● **DIRECTIONS FOR THIS TASK**: Please give the count of lines holding the string "with" and nothing besides.

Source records
..........
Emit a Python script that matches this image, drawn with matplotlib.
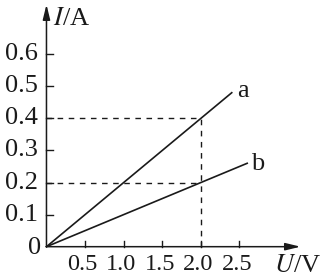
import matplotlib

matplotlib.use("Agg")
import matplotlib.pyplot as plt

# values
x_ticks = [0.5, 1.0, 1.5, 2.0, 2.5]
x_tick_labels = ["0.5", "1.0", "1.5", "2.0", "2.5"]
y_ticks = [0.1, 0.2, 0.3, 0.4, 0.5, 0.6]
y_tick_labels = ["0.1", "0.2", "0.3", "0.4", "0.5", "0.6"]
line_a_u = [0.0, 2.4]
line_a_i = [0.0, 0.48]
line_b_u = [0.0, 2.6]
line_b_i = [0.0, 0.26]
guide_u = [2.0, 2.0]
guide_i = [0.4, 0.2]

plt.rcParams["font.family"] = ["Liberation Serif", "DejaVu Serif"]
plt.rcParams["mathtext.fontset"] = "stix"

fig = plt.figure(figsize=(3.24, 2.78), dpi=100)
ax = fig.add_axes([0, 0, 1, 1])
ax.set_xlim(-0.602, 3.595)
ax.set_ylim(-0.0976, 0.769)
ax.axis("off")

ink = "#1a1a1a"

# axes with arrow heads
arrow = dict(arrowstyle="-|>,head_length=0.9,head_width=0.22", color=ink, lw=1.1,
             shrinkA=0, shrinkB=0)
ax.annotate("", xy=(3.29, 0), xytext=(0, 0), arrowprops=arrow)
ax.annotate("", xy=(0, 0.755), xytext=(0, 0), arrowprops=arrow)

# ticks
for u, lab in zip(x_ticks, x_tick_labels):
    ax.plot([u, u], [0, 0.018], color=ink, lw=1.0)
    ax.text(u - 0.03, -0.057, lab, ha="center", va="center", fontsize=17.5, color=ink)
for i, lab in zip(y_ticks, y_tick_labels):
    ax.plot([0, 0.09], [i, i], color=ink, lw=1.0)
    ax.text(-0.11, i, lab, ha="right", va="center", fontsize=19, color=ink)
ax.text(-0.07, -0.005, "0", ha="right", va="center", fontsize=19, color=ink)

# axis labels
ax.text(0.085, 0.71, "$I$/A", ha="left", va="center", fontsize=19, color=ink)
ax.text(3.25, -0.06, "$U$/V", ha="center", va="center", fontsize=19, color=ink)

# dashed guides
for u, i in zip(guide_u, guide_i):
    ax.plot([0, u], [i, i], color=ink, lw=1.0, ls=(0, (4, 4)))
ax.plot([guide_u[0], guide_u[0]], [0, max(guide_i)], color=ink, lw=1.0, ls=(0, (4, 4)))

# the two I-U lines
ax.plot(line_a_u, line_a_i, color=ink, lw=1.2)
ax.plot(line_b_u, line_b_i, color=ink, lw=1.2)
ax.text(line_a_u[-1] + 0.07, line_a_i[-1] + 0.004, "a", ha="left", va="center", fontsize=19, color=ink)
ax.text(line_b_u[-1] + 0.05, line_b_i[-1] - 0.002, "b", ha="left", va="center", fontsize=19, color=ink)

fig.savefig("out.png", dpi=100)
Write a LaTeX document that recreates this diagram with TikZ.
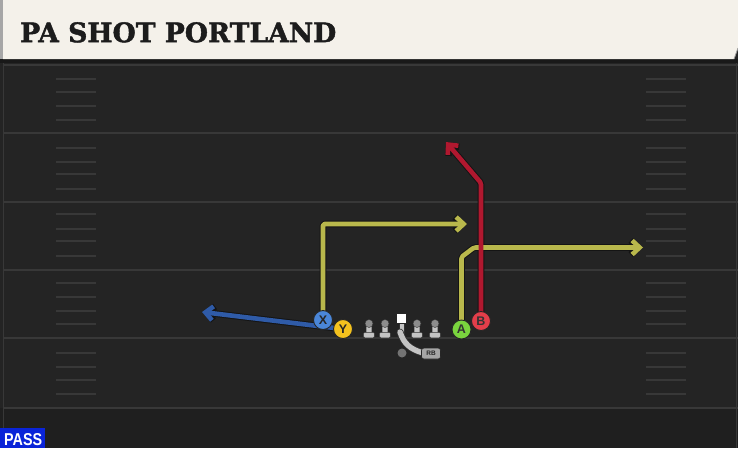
..........
● **WRITTEN RESPONSE**: 3